Smiths Group has seen its revenue increase 15.8% year-on-year in the three months to 1 November, with analysts describing the results as "some relief" for the firm.
The engineering group said the performance reflected "particularly strong organic revenue" in Smiths Detection, which delivered double-digit revenue growth, as well as in John Crane and Flex-Tek aerospace, which saw high and low single-digit growth respectively.
Following the launch of an acceleration plan to deliver footprint and process improvements for resilience and scalability, Smiths Group said that each of its businesses has now initiated specific initiatives under the programme.
The firm has also announced it is resuming its share buyback scheme by initiating the second tranche of the programme, increasing the total amount from £100m to £150m.
The second tranche totalling £100m is set to complete by the end of the financial year.
As a result, the additional buyback will lead to the firm returning £1.2bn in the past three years through buybacks and dividends.
Chief executive officer at Smiths Group, Roland Carter, said: "We entered our new financial year with a strong order book, driving a very positive first quarter and with all our businesses contributing to the double-digit organic revenue growth. This gives us the confidence to raise our full-year guidance for organic revenue growth and margin. We also announce today an increase in, and the resumption of, our share buyback programme.
"Innovation and execution remain a major focus as we advance our new product development and commercialisation capabilities, and our productivity improvements, which contributed to the strong quarter. We also benefited from a strong performance in our US business, which represents around 45% of revenue, and which was accretive to our overall growth.
"Our strategy to deliver profitable growth from secularly attractive markets continues to drive our performance."
Smiths Group said it now expects organic revenue growth of between 5% to 7% in the full financial year, an upgrade from the original guidance of between 4% and 6%.

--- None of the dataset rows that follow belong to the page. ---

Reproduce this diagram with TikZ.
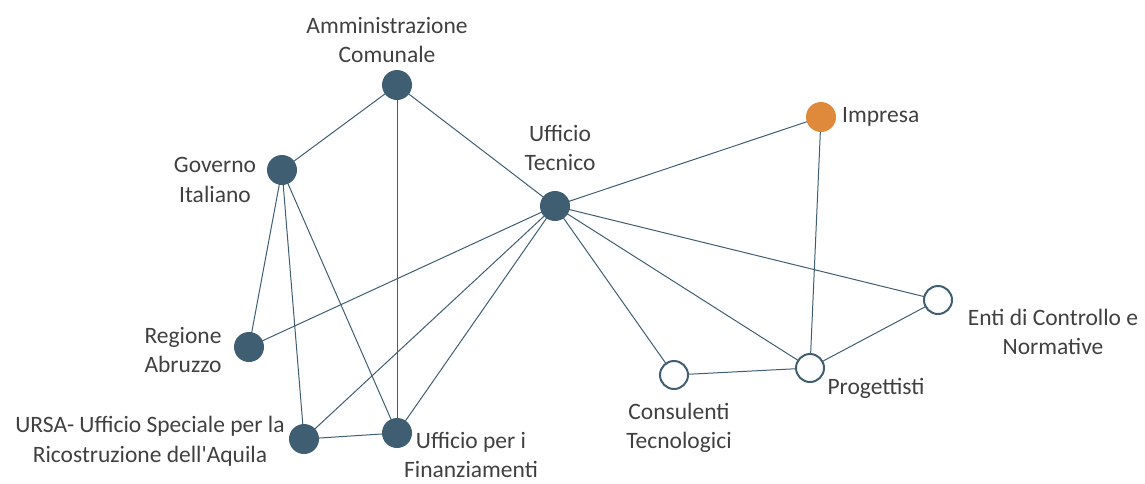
\documentclass[tikz,border=0pt]{standalone}
\usepackage{fontspec}
\setmainfont{Carlito}[Ligatures=TeXOff]
\definecolor{nodeblue}{HTML}{3F5E72}
\definecolor{impresa}{HTML}{DE8A3A}
\definecolor{txt}{HTML}{404040}
\begin{document}
\begin{tikzpicture}[x=1pt,y=-1pt,
  actor/.style={circle,fill=nodeblue,minimum size=30pt,inner sep=0pt},
  ext/.style={circle,draw=nodeblue,line width=2pt,fill=white,minimum size=28pt,inner sep=0pt},
  imp/.style={circle,fill=impresa,minimum size=30pt,inner sep=0pt},
  lbl/.style={text=txt,font=\fontsize{23.5}{29.5}\selectfont,align=center,inner sep=0pt},
  link/.style={draw=nodeblue,line width=1pt}]
\useasboundingbox (0,0) rectangle (1145,483);
% links (coordinates of nodes first)
\coordinate (amm) at (397,85);
\coordinate (gov) at (282,170);
\coordinate (ut) at (555,206);
\coordinate (imp) at (821,117);
\coordinate (reg) at (249,347);
\coordinate (ursa) at (304,439);
\coordinate (fin) at (397,433);
\coordinate (cons) at (674,375);
\coordinate (prog) at (810,368);
\coordinate (enti) at (938,300);
\path[link] (amm) -- (gov);
\path[link] (amm) -- (ut);
\path[link] (amm) -- (fin);
\path[link] (gov) -- (reg);
\path[link] (gov) -- (ursa);
\path[link] (gov) -- (fin);
\path[link] (ut) -- (reg);
\path[link] (ut) -- (ursa);
\path[link] (ut) -- (fin);
\path[link] (ut) -- (imp);
\path[link] (ut) -- (cons);
\path[link] (ut) -- (prog);
\path[link] (ut) -- (enti);
\path[link] (ursa) -- (fin);
\path[link] (imp) -- (prog);
\path[link] (cons) -- (prog);
\path[link] (prog) -- (enti);
% nodes
\node[actor] (namm) at (amm) {};
\node[actor] (ngov) at (gov) {};
\node[actor] (nut) at (ut) {};
\node[imp] (nimp) at (imp) {};
\node[actor] (nreg) at (reg) {};
\node[actor] (nursa) at (ursa) {};
\node[actor] (nfin) at (fin) {};
\node[ext] (ncons) at (cons) {};
\node[ext] (nprog) at (prog) {};
\node[ext] (nenti) at (enti) {};
% labels
\node[lbl] (lamm) at (387,40) {Amministrazione\\Comunale};
\node[lbl] (lgov) at (215,180) {Governo\\Italiano};
\node[lbl] (lut) at (560,148) {Ufficio\\Tecnico};
\node[lbl,anchor=west] (limp) at (842,117) {Impresa};
\node[lbl] (lreg) at (183,350) {Regione\\Abruzzo};
\node[lbl] (lursa) at (150,441) {URSA- Ufficio Speciale per la\\Ricostruzione dell'Aquila};
\node[lbl] (lfin) at (471,455) {Ufficio per i\\Finanziamenti};
\node[lbl] (lcons) at (679,428) {Consulenti\\Tecnologici};
\node[lbl] (lprog) at (876,388) {Progettisti};
\node[lbl] (lenti) at (1053,332) {Enti di Controllo e\\Normative};
\end{tikzpicture}
\end{document}
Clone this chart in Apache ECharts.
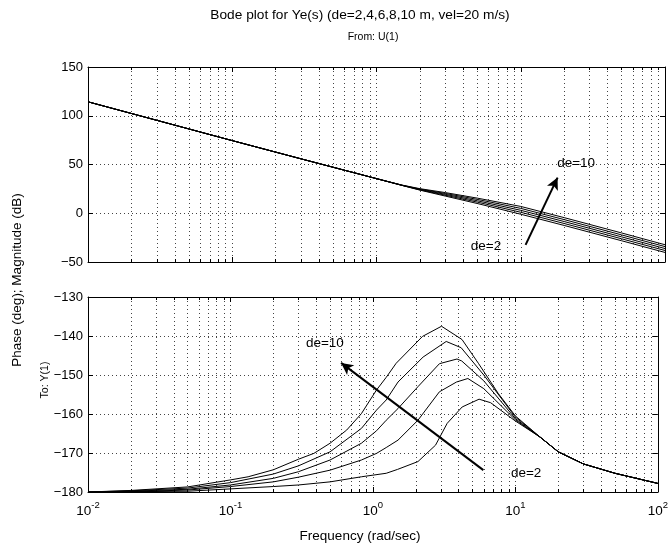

Growth in the first half of the year is “heavily weighted to this first quarter reflecting delivery timing.
Investment director at AJ Bell, Russ Mould, concluded: "Smiths Group appears to be firing on all cylinders based on its first-quarter trading update with an uplift in margins now expected for the year as a whole.
"This helped arrest a year-to-date decline in the share price with several areas of the business seeing strong organic revenue growth too. It will come as some relief to recently appointed Carter who had to deliver a disappointing set of full-year results just months into his tenure in September.
"It may also reduce any clamour for a further break-up of a business which has several moving parts. It has faced pressure on this front before, leading to the divestment of its medical business in 2022. Smiths has defended its current model with a group of leading niche engineering businesses and when all areas of the business are contributing as they did in the three months to 1 November, this argument carries greater weight."